Willis se compadeció.
—¿Cuánto llevaba exactamente?
—Nueve dólares y setenta y dos centavos —contestó la mujer.
—Más una fortuna en piedras preciosas —añadió Havilland intentando dar una muestra de ingenio.
—¿Qué? —exclamó la señorita Ellio.
—Ya la avisaremos. —Acto seguido Havilland la cogió del codo y la acompañó hasta la barandilla que separaba la sala del pasillo. Cuando volvió a la mesa, Willis estaba garrapateando en una hoja de papel.
—¿Qué piensas de la señorita Ellio? —preguntó a Havilland.
—Pienso que se ha inventado la historia.
—Pero qué dices.
—Creo que ha estado leyendo en los periódicos lo del asaltante llamado Clifford. Se trata de una solterona que vive en un apartamento de dos habitaciones y que cada noche mira debajo de la cama y lo único que ve es el orinal.

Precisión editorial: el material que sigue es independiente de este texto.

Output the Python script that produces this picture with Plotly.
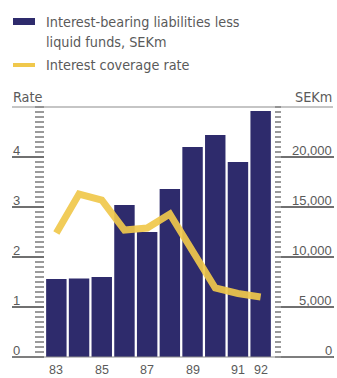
import plotly.graph_objects as go

years = ["83", "84", "85", "86", "87", "88", "89", "90", "91", "92"]
liabilities_sekm = [7800, 7850, 8000, 15200, 12500, 16800, 21000, 22200, 19500, 24600]
coverage_rate = [2.48, 3.26, 3.14, 2.54, 2.58, 2.86, 2.12, 1.38, 1.27, 1.2]
x_tick_vals = ["83", "85", "87", "89", "91", "92"]
rate_ticks = [0, 1, 2, 3, 4]
rate_tick_text = ["0", "1", "2", "3", "4"]
sek_ticks = [0, 5000, 10000, 15000, 20000]
sek_tick_text = ["0", "5,000", "10,000", "15,000", "20,000"]

W, H = 337, 378
BAR = "#2e2b6c"
GOLD = "#f0c84c"
TXT = "#5a5a5a"
GRID = "#707070"
RULE = "#8c8c8c"
MINOR = "#9a9a9a"
NARROW = "DejaVu Sans Condensed, Liberation Sans Narrow, sans-serif"
REG = "Liberation Sans, Arial, sans-serif"

def px(x):
    return x / W

def py(y):
    return 1 - y / H

fig = go.Figure()
fig.add_trace(go.Bar(x=years, y=liabilities_sekm, xaxis="x", yaxis="y",
                     marker=dict(color=BAR, line=dict(width=0)), showlegend=False, hoverinfo="skip"))
fig.add_trace(go.Scatter(x=years, y=liabilities_sekm, yaxis="y2", mode="lines",
                         line=dict(width=0), opacity=0, showlegend=False, hoverinfo="skip"))
fig.add_trace(go.Scatter(x=years, y=coverage_rate, yaxis="y4", mode="lines",
                         line=dict(width=0), opacity=0, showlegend=False, hoverinfo="skip"))
fig.add_trace(go.Scatter(x=years, y=coverage_rate, yaxis="y3", mode="lines",
                         line=dict(color=GOLD, width=7, shape="linear"), opacity=0.92,
                         showlegend=False, hoverinfo="skip"))

ydom = [py(357), py(107)]
fig.update_layout(
    width=W, height=H, margin=dict(l=0, r=0, t=0, b=0),
    paper_bgcolor="white", plot_bgcolor="white",
    barmode="overlay", bargap=0.1,
    xaxis=dict(domain=[px(45), px(272)], type="category", range=[-0.5, 9.5],
               showgrid=False, zeroline=False, showline=False, showticklabels=False, ticks=""),
    yaxis=dict(domain=ydom, range=[0, 25000], anchor="free", position=px(274), side="right",
               showgrid=False, zeroline=False, showline=False, showticklabels=False,
               ticks="outside", tickmode="array", tickvals=sek_ticks, ticklen=59,
               tickcolor=GRID, tickwidth=2),
    yaxis2=dict(domain=ydom, range=[0, 25000], anchor="free", overlaying="y", side="right",
                position=px(274), showgrid=False, zeroline=False, showline=False,
                showticklabels=False, ticks="outside", dtick=500, ticklen=6,
                tickcolor=MINOR, tickwidth=1.5),
    yaxis3=dict(domain=ydom, range=[0, 5], anchor="free", overlaying="y", position=px(44), side="left",
                showgrid=False, zeroline=False, showline=False, showticklabels=False,
                ticks="outside", dtick=0.1, ticklen=9, tickcolor=MINOR, tickwidth=1.5),
    yaxis4=dict(domain=ydom, range=[0, 5], anchor="free", overlaying="y", position=px(44), side="left",
                showgrid=False, zeroline=False, showline=False, showticklabels=False,
                ticks="outside", tickmode="array", tickvals=rate_ticks, ticklen=32,
                tickcolor=GRID, tickwidth=2),
)

shapes = [
    dict(type="line", xref="paper", yref="paper", x0=px(12), x1=px(333), y0=py(107), y1=py(107),
         line=dict(color=RULE, width=1.2)),
    dict(type="line", xref="paper", yref="paper", x0=px(12), x1=px(333), y0=py(357), y1=py(357),
         line=dict(color=RULE, width=1.2)),
    dict(type="rect", xref="paper", yref="paper", x0=px(13), x1=px(35), y0=py(25), y1=py(18),
         fillcolor=BAR, line=dict(width=0)),
    dict(type="line", xref="paper", yref="paper", x0=px(13), x1=px(35), y0=py(65), y1=py(65),
         line=dict(color=GOLD, width=4)),
]
fig.update_layout(shapes=shapes)

def ann(text, x, y, xanchor="left", size=14.3, family=NARROW, xref="paper", yref="paper", yshift=0):
    fig.add_annotation(text=text, x=x, y=y, xref=xref, yref=yref, yshift=yshift,
                       xanchor=xanchor, yanchor="middle", showarrow=False,
                       font=dict(family=family, size=size, color=TXT))

ann("Interest-bearing liabilities less", px(44), py(22))
ann("liquid funds, SEKm", px(44), py(42))
ann("Interest coverage rate", px(44), py(65))
ann("Rate", px(11), py(97))
ann("SEKm", px(334), py(97), xanchor="right")

for v, t in zip(rate_ticks, rate_tick_text):
    ann(t, px(11), v, yref="y3", yshift=7, family=REG, size=13)
for v, t in zip(sek_ticks, sek_tick_text):
    ann(t, px(334), v, xanchor="right", yref="y", yshift=7, family=REG, size=13)
for t in x_tick_vals:
    ann(t, years.index(t), py(370), xanchor="center", xref="x", family=REG, size=12.5)

fig.write_html("out.html")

Anoche tropezó con el orinal y se cayó, se hizo daño, y pensó en venir a vernos para divertirse un poco —Havilland se detuvo para recuperar el aliento—. Creo, además, que haríais una buena pareja. ¿Por qué no vas y le pides que se case contigo?

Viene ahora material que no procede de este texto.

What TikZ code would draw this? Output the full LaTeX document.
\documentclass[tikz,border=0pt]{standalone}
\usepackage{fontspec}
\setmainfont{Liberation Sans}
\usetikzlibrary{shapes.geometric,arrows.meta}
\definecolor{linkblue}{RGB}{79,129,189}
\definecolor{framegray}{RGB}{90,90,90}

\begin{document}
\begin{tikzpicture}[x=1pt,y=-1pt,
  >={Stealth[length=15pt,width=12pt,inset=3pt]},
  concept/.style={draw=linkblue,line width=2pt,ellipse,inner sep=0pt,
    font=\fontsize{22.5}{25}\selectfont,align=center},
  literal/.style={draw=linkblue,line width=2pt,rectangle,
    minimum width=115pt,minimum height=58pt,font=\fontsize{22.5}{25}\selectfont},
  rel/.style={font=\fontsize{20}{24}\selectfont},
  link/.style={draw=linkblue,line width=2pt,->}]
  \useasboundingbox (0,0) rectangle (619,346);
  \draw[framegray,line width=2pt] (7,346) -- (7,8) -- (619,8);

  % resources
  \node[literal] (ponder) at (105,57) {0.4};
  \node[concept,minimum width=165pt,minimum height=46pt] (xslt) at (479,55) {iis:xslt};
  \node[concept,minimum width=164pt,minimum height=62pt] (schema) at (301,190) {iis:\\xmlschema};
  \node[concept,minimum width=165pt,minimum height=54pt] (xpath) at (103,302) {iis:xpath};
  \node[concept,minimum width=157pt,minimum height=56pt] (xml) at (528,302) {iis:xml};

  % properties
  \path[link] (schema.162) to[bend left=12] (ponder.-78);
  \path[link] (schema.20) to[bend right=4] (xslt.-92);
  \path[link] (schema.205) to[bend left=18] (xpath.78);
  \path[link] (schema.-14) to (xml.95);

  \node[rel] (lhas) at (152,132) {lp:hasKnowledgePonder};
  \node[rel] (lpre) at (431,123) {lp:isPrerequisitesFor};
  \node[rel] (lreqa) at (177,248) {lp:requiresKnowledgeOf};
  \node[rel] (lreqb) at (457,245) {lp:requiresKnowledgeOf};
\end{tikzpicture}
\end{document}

—Los martes estás muy gracioso —comentó Willis—. ¿Así que no crees que la atracaran?
—Lo de las gafas de sol fue un verdadero toque de ingenio. Lo que se le llega a ocurrir a la gente cuando miente.
—Podía haber llevado gafas de sol —terció Willis.
—Claro. Y también unas bermudas. Lo que he dicho antes: tenía conjuntivitis. —Havilland resopló—. «Clifford se lo agradece, señora». Justo lo que dicen los periódicos. No hay un solo ciudadano que no haya oído hablar de Clifford el atracador, de su puñetazo en la boca y de su reverencia doblando la cintura.
—A mí me pareció que decía la verdad.
—Entonces, escribe tú el informe —repuso Havilland—. Entre tú y yo, lo de Cliff está empezando a joderme.
Willis miró fijamente a Havilland.
—¿Qué pasa contigo? —preguntó casi gritando Havilland.
—¿Cuándo escribiste tu último informe?
—¿Quién quiere saberlo?
—Yo —respondió Willis.
—¿Desde cuándo eres jefe de policía?
—No me gusta tu manera de holgazanear —contestó Willis. Arrastró su silla hasta el carrito de la máquina de escribir, abrió el cajón y sacó tres formularios.
—Todo el mundo lo hace, ¿o no? —inquirió Havilland—. ¿Qué está haciendo Carella? ¿Acaso no está holgazaneando?
—Por Dios, está de viaje de novios.
—¿Ah, sí? ¡Vaya excusa! Digo que esa tía Ellio es tonta. Digo que no vale la pena que se haga un informe. Y digo que si quieres escribirlo tú, adelante. Es cosa tuya.
—¿Te sientes con fuerza suficiente para echarle otro vistazo al Archivo Asqueroso?
—¿Y qué busco? —se burló Havilland—. ¿Atracadores de nombre Clifford, que lleven gafas de sol y bermudas?
—Puede que se nos haya pasado algo. Claro que el archivo está por lo menos a dos metros de distancia. No quiero que te agotes con el esfuerzo.
—He repasado el archivo de arriba abajo —explicó Havilland—. Cada vez que ese tal Clifford le ha pegado a una tía. No hay nada de nada. Y lo que la tía Ellio nos ha contado no añade nada a la película.
—Quién sabe —dijo Willis.
—No —replicó Havilland meneando la cabeza—. ¿Y sabes por qué no? Porque ese atraco no sucedió en la calle, como dijo ella.
—¿No? Entonces ¿dónde sucedió?
—En su cabeza, muchacho —contestó Havilland—. Todo sucedió en la cabeza de la señorita Ellio.